Frau Schmidt holt den blauen Lodenmantel aus dem Ankleidezimmer und drückt ihn mir sanft in die Hand. „Ich fände es schön, wenn Sie ihn tragen würden. Größe 54. Ich denke, das kommt hin.“ Ich zögere. Denn ich weiß nicht, ob ich das will. Das Kleidungsstück eines Verstorbenen auftragen. Fremd fühlt sich das an. Doch dann verstehe ich. Frau Schmidt gibt mir etwas Kostbares zu treuen Händen. Etwas aus dem Leben ihres Mannes. Zu kostbar, dass es irgendwo in den Altkleidern landen sollte.

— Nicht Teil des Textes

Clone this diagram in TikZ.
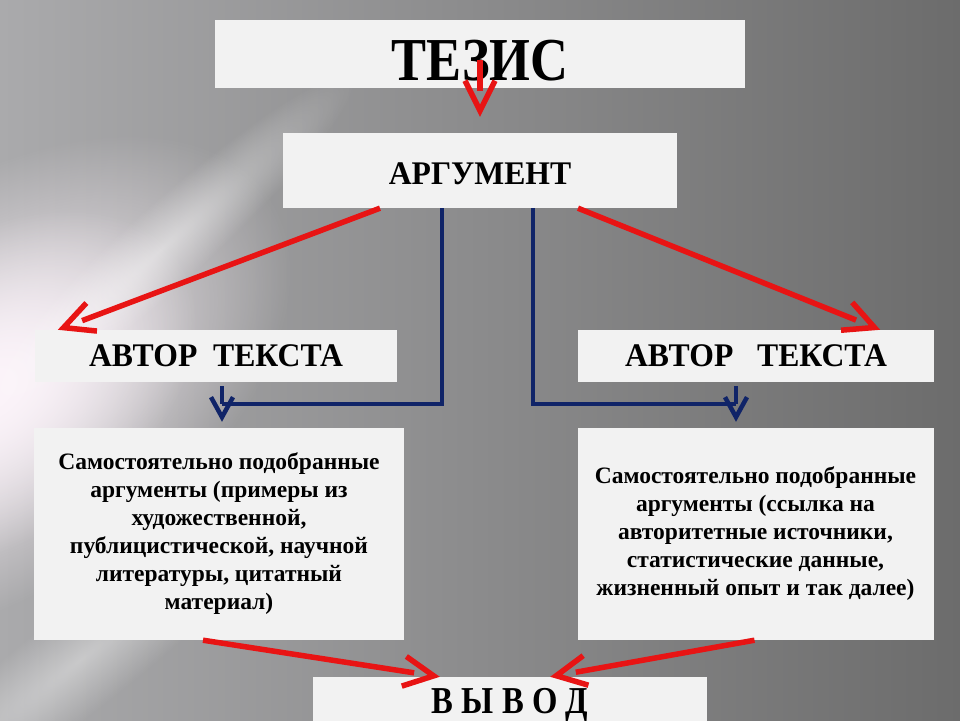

Das Leben ihres verstorbenen Mannes ist unendlich wertvoll – und für Frau Schmidt wird der Mantel zum Symbol dafür. Man kann so etwas nicht einfach weggeben. Es muss behütet und gepflegt werden. Frau Schmidt streichelt den Mantel, als würde sie die Wange ihres Mannes zärtlich berühren. Ich schaue das gute Stück an und bedanke mich. Ich verspreche Frau Schmidt, dass ich den Mantel sorgsam behandeln werde. Sie bedankt sich bei mir, als sei sie es, die beschenkt wird.

 

In einem irischen Segensspruch heißt es: „Gott sei um dich wie ein Mantel, der dich umhüllt und wärmt.“ Von Frau Schmidt habe ich gelernt: Wer einen Menschen verloren hat, der muss umhüllt werden mit einen Mantel der Liebe. Trauernde brauchen eine schützende Haut, damit kein falsches Wort sie verletzt und eine unbedachte Geste sie kränkt. Einen großen Mantel voller Liebe und Wärme.